Ireland to Consider Ban on Lottery Betting Among National Lottery Act Changes
Posted on: July 11, 2022, 07:21h.
Last updated on: July 11, 2022, 07:17h.
As Ireland advances gambling reform, a new initiative seeks to ban a popular betting activity. A campaign is underway to prohibit sportsbooks from taking wagers on the outcome of the National Lottery draws.
Supporters believe that a ban will result in more money for community projects, as well as shops that sell lottery tickets. Senator Barry Ward introduced the bill and is optimistic that the legislation will find approval after the government indicated its initial support for the proposal.
While the government may be amenable to the concept, it wants to see some changes in the bill’s structure. That could come as early as tomorrow, according to the media outlet Independent.ie.
The Seanad, the Irish government’s upper house, will hold a debate to amend the National Lottery Act on Tuesday.

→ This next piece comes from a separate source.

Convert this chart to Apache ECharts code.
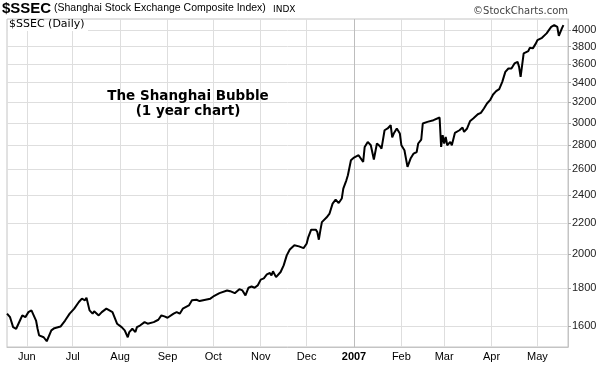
<!DOCTYPE html>
<html><head><meta charset="utf-8">
<script src="https://cdn.jsdelivr.net/npm/echarts@6/dist/echarts.min.js"></script>
<style>html,body{margin:0;padding:0;background:#fff}#c{width:611px;height:365px}</style>
</head><body><div id="c"></div>
<script>
const dates = [
'2006-05-19','2006-05-21','2006-05-23','2006-05-25','2006-05-26','2006-05-28','2006-05-29','2006-05-31',
'2006-06-02','2006-06-04','2006-06-05','2006-06-07','2006-06-08','2006-06-09','2006-06-12','2006-06-14','2006-06-15','2006-06-17','2006-06-19','2006-06-23','2006-06-26','2006-06-29',
'2006-07-02','2006-07-05','2006-07-07','2006-07-09','2006-07-10','2006-07-12','2006-07-14','2006-07-15','2006-07-18','2006-07-20','2006-07-23','2006-07-27','2006-07-30',
'2006-08-02','2006-08-04','2006-08-06','2006-08-07','2006-08-09','2006-08-11','2006-08-12','2006-08-14','2006-08-15','2006-08-17','2006-08-19','2006-08-23','2006-08-26','2006-08-28','2006-08-30',
'2006-09-01','2006-09-05','2006-09-07','2006-09-09','2006-09-11','2006-09-15','2006-09-17','2006-09-20','2006-09-22','2006-09-29',
'2006-10-01','2006-10-05','2006-10-10','2006-10-12','2006-10-15','2006-10-18','2006-10-20','2006-10-22','2006-10-24','2006-10-26','2006-10-28','2006-10-30',
'2006-11-01','2006-11-03','2006-11-05','2006-11-07','2006-11-08','2006-11-09','2006-11-11','2006-11-14','2006-11-16','2006-11-18','2006-11-20','2006-11-23','2006-11-26','2006-11-29',
'2006-12-01','2006-12-02','2006-12-04','2006-12-05','2006-12-07','2006-12-08','2006-12-09','2006-12-10','2006-12-11','2006-12-14','2006-12-16','2006-12-18','2006-12-20','2006-12-22','2006-12-24','2006-12-25','2006-12-27','2006-12-28','2006-12-30',
'2007-01-01','2007-01-04','2007-01-05','2007-01-07','2007-01-08','2007-01-10','2007-01-12','2007-01-14','2007-01-16','2007-01-18','2007-01-19','2007-01-21','2007-01-23','2007-01-25','2007-01-26','2007-01-27','2007-01-29','2007-01-31',
'2007-02-01','2007-02-03','2007-02-05','2007-02-07','2007-02-09','2007-02-11','2007-02-12','2007-02-14','2007-02-15','2007-02-18','2007-02-22','2007-02-26','2007-02-27','2007-02-28',
'2007-03-01','2007-03-02','2007-03-03','2007-03-05','2007-03-06','2007-03-08','2007-03-11','2007-03-13','2007-03-14','2007-03-16','2007-03-17','2007-03-18','2007-03-20','2007-03-23','2007-03-25','2007-03-27','2007-03-29','2007-03-31',
'2007-04-02','2007-04-04','2007-04-06','2007-04-08','2007-04-10','2007-04-12','2007-04-14','2007-04-16','2007-04-18','2007-04-19','2007-04-20','2007-04-21','2007-04-22','2007-04-25','2007-04-26','2007-04-28','2007-04-30',
'2007-05-01','2007-05-04','2007-05-07','2007-05-10','2007-05-12','2007-05-14','2007-05-15','2007-05-17','2007-05-18'
];
const closes = [
1663,1645,1595,1587,1595,1637,1654,1645,
1671,1680,1671,1628,1587,1555,1546,1527,1534,1579,1590,1598,1628,1663,
1689,1724,1742,1733,1747,1680,1663,1676,1654,1671,1689,1671,1612,
1595,1579,1546,1571,1587,1571,1595,1603,1595,1620,1612,1620,1632,1654,1649,
1642,1663,1671,1663,1689,1706,1733,1736,1729,1742,
1754,1772,1787,1783,1772,1794,1787,1760,1802,1809,1802,1815,
1848,1855,1878,1886,1872,1896,1862,1892,1931,1992,2028,2055,2048,2037,
2065,2104,2157,2170,2157,2141,2091,2152,2208,2239,2267,2338,2367,2342,2375,2449,2513,2552,2674,
2696,2716,2730,2660,2786,2830,2801,2680,2816,2792,2772,2934,2950,2980,2869,2904,2950,2904,
2801,2758,2619,2688,2730,2743,2816,2851,2996,3011,3027,3052,2786,2889,
2816,2874,2801,2830,2801,2910,2934,2959,2919,2950,2934,3020,3043,3083,3096,3138,3187,3220,
3277,3311,3332,3408,3515,3552,3552,3608,3626,3570,3461,3589,3721,3748,3787,3780,3839,
3878,3906,3960,4041,4063,4041,3930,4021,4063
];
const yTicks = [1600,1800,2000,2200,2400,2600,2800,3000,3200,3400,3600,3800,4000];
const xTickDates = ['2006-06-01','2006-07-01','2006-08-01','2006-09-01','2006-10-01','2006-11-01','2006-12-01','2007-01-01','2007-02-01','2007-03-01','2007-04-01','2007-05-01'];
const xTickLabels = ['Jun','Jul','Aug','Sep','Oct','Nov','Dec','2007','Feb','Mar','Apr','May'];
const yearLine = '2007-01-01';
const xStart = '2006-05-19', xEnd = '2007-05-21';
const yMin = 1500, yMax = 4140;

function ts(s){ const p = s.split('-').map(Number); return new Date(p[0], p[1]-1, p[2]).getTime(); }
const tickTs = xTickDates.map(ts);
const yTickLn = yTicks.map(v => Math.log(v));

const chart = echarts.init(document.getElementById('c'), null, {renderer:'canvas'});
const AR = '"Liberation Sans", Arial, sans-serif';
chart.setOption({
  animation:false,
  backgroundColor:'#fff',
  grid:{left:7, right:43, top:19, bottom:18, show:true, borderColor:'#c4c4c4', borderWidth:1},
  xAxis:{
    type:'value', min:ts(xStart), max:ts(xEnd),
    axisLine:{show:true, lineStyle:{color:'#c4c4c4'}},
    axisTick:{show:false, customValues:tickTs},
    splitLine:{show:true, lineStyle:{color:'#dedede', width:1}},
    axisLabel:{
      customValues:tickTs, margin:4, color:'#000', fontSize:11, fontFamily:AR,
      formatter:function(v){ const i = tickTs.indexOf(v); const l = i>=0 ? xTickLabels[i] : ''; return /^\d{4}$/.test(l) ? '{b|'+l+'}' : l; },
      rich:{b:{fontWeight:'bold', fontSize:11, fontFamily:AR, color:'#000'}}
    }
  },
  yAxis:{
    type:'value', position:'right', min:Math.log(yMin), max:Math.log(yMax),
    axisLine:{show:true, lineStyle:{color:'#c4c4c4'}},
    axisTick:{show:true, length:3, customValues:yTickLn, lineStyle:{color:'#aaa'}},
    splitLine:{show:true, lineStyle:{color:'#dedede', width:1}},
    axisLabel:{customValues:yTickLn, margin:4, color:'#222', fontSize:11, fontFamily:AR,
      formatter:function(v){ return String(Math.round(Math.exp(v))); }}
  },
  series:[
    {type:'line', data:[], z:1, silent:true,
     markLine:{silent:true, symbol:'none', label:{show:false},
       lineStyle:{color:'#bdbdbd', width:1, type:'solid'},
       data:[{xAxis:ts(yearLine)}]}},
    {type:'line', z:5, showSymbol:false, symbol:'none',
     lineStyle:{color:'#000', width:2}, itemStyle:{color:'#000'},
     data:dates.map((d,i)=>[ts(d), Math.log(closes[i])])}
  ],
  graphic:[
    {type:'text', left:2, top:1, z:100, style:{text:'$SSEC', font:'bold 15px "Liberation Sans", Arial', fill:'#000'}},
    {type:'text', left:54, top:3, z:100, style:{text:'(Shanghai Stock Exchange Composite Index)', font:'10.5px "Liberation Sans", Arial', fill:'#000'}},
    {type:'text', left:273, top:5, z:100, style:{text:'INDX', font:'9px "DejaVu Sans", sans-serif', fill:'#000'}},
    {type:'text', right:43, top:6, z:100, style:{text:'\u00A9StockCharts.com', font:'10px "DejaVu Sans", sans-serif', fill:'#444'}},
    {type:'rect', left:8, top:20, z:99, shape:{width:80, height:11}, style:{fill:'#fff'}},
    {type:'text', left:9, top:19, z:100, style:{text:'$SSEC (Daily)', font:'11px "DejaVu Sans", sans-serif', fill:'#000'}},
    {type:'text', x:188, y:96, z:100, style:{text:'The Shanghai Bubble', font:'bold 13.5px "DejaVu Sans", sans-serif', fill:'#000', align:'center', verticalAlign:'middle'}},
    {type:'text', x:188, y:111, z:100, style:{text:'(1 year chart)', font:'bold 13.5px "DejaVu Sans", sans-serif', fill:'#000', align:'center', verticalAlign:'middle'}}
  ]
});
</script></body></html>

Less Betting, More Gambling
Ward stated that projections show that the National Lottery will add between €20 million to €140 million (US$20.25 million to $140.1 million) to its gross revenue if the government approves the legislation. He added that the “real figure is likely somewhere in the middle.” However, the wide range of figures is a clear indication that not enough research has gone into determining the true economic benefit.
In addition, the politician points out that purchasing a €1 (US$1.01) lottery ticket provides €0.27 (US$0.27) in economic benefit to worthwhile causes. In addition, it also gives a percentage of the fee directly to the retailer. Plus there are tax implications for the government from the winnings.
Aine Myler, chief executive of Charities Institute Ireland, stated that other changes could improve the allocation of lottery revenue to good causes in Ireland. However, she also believes that there is a direct correlation between increased Lotto sales and community benefits.
Myler said that the measure will align Ireland with other European countries. Several have lotteries, but don’t allow them to be gambled on at betting shops. Similar efforts have appeared in the UK and elsewhere, although not always with the outcome lawmakers expected.
On the other hand, sometimes it is. Germany’s new gambling regulator is telling Lottoland to get out of the country. After offering illegal lottery gambling in Germany “for years,” the platform now faces severe penalties if it doesn’t comply. It could also face criminal charges.
Bookmakers Clap Back
Supporters of the bill also assert that those betting on lottery outcomes will become National Lottery players if the legislation is approved. However, there is little public evidence to support this as a viable argument.
That monopolistic mentality reduces the competitive nature that drives innovation. So, if the National Lottery wants to attract more attention, it has to find a way to beat the competition.
Bookmakers claim that their lottery bet products have been available for around three decades. As a result, there is still room for them and the Lotto. They also assert that their customers would not automatically switch to National Lottery gaming.
However, shop owners are lobbying for the government to approve the bill. Retailers want to see new legislation. As a result, they have solicited the Retail Grocery Dairy and Allied Trades Association (RGDATA) to help.
The trade group represents over 4,000 independent grocery and convenience stores in Ireland. It is rallying its forces to pressure the government to side with it. Before any final approval, though, the Seanad will need to weigh in and determine how it wants the legislation to read.